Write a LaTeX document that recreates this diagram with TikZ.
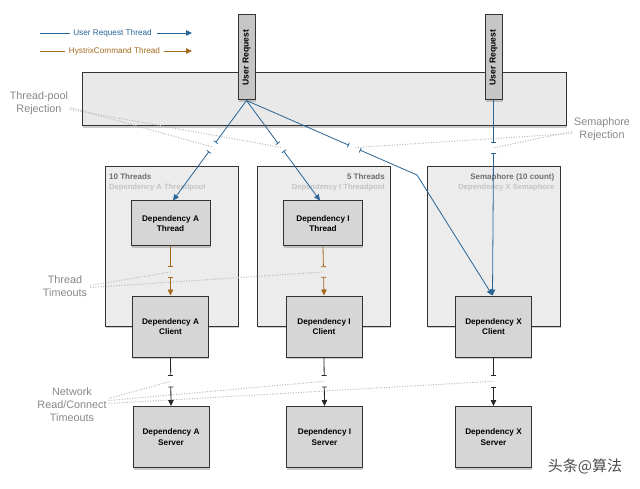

• • • •

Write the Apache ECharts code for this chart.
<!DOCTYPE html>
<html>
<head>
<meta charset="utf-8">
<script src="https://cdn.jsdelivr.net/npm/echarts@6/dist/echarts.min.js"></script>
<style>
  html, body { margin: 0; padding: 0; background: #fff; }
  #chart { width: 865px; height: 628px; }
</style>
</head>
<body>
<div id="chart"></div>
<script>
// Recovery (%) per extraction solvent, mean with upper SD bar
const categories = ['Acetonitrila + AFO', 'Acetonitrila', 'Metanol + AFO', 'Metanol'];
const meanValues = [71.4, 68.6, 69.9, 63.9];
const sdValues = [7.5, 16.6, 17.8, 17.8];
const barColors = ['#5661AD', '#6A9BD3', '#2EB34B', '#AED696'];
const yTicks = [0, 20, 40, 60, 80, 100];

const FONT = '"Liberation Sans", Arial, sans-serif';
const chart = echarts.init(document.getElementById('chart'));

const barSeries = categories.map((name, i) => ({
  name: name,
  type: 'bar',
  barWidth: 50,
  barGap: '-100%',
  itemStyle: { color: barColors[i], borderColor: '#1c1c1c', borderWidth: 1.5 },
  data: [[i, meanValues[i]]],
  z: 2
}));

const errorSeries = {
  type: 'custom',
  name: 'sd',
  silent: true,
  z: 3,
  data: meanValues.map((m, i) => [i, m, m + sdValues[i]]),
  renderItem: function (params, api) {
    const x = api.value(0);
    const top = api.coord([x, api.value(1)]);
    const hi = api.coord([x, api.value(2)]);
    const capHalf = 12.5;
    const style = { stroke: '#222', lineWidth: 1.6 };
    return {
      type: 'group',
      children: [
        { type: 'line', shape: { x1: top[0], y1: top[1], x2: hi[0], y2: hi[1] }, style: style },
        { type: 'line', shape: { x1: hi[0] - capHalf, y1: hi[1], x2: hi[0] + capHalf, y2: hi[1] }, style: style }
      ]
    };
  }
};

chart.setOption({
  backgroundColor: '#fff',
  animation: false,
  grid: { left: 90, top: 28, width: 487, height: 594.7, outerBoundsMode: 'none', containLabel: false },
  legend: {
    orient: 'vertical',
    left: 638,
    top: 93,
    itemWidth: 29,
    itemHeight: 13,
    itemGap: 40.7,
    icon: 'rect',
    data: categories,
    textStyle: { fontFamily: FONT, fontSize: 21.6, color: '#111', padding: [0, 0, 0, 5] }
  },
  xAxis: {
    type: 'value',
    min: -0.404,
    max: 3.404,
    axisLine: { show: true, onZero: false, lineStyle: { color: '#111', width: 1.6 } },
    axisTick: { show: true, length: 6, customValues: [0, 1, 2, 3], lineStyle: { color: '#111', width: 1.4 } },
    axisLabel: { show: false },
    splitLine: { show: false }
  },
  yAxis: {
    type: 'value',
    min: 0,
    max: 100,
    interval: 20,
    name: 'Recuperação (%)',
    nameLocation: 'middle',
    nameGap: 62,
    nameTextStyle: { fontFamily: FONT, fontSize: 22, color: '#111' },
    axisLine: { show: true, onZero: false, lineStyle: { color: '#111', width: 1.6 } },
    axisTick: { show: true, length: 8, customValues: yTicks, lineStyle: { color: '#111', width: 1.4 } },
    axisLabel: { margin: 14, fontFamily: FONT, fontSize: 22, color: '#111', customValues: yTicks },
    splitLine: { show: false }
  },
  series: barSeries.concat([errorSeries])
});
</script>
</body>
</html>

• • • •

Extract from the data every line where "Write" shows up.

Write a LaTeX document that recreates this diagram with TikZ.
Write the Apache ECharts code for this chart.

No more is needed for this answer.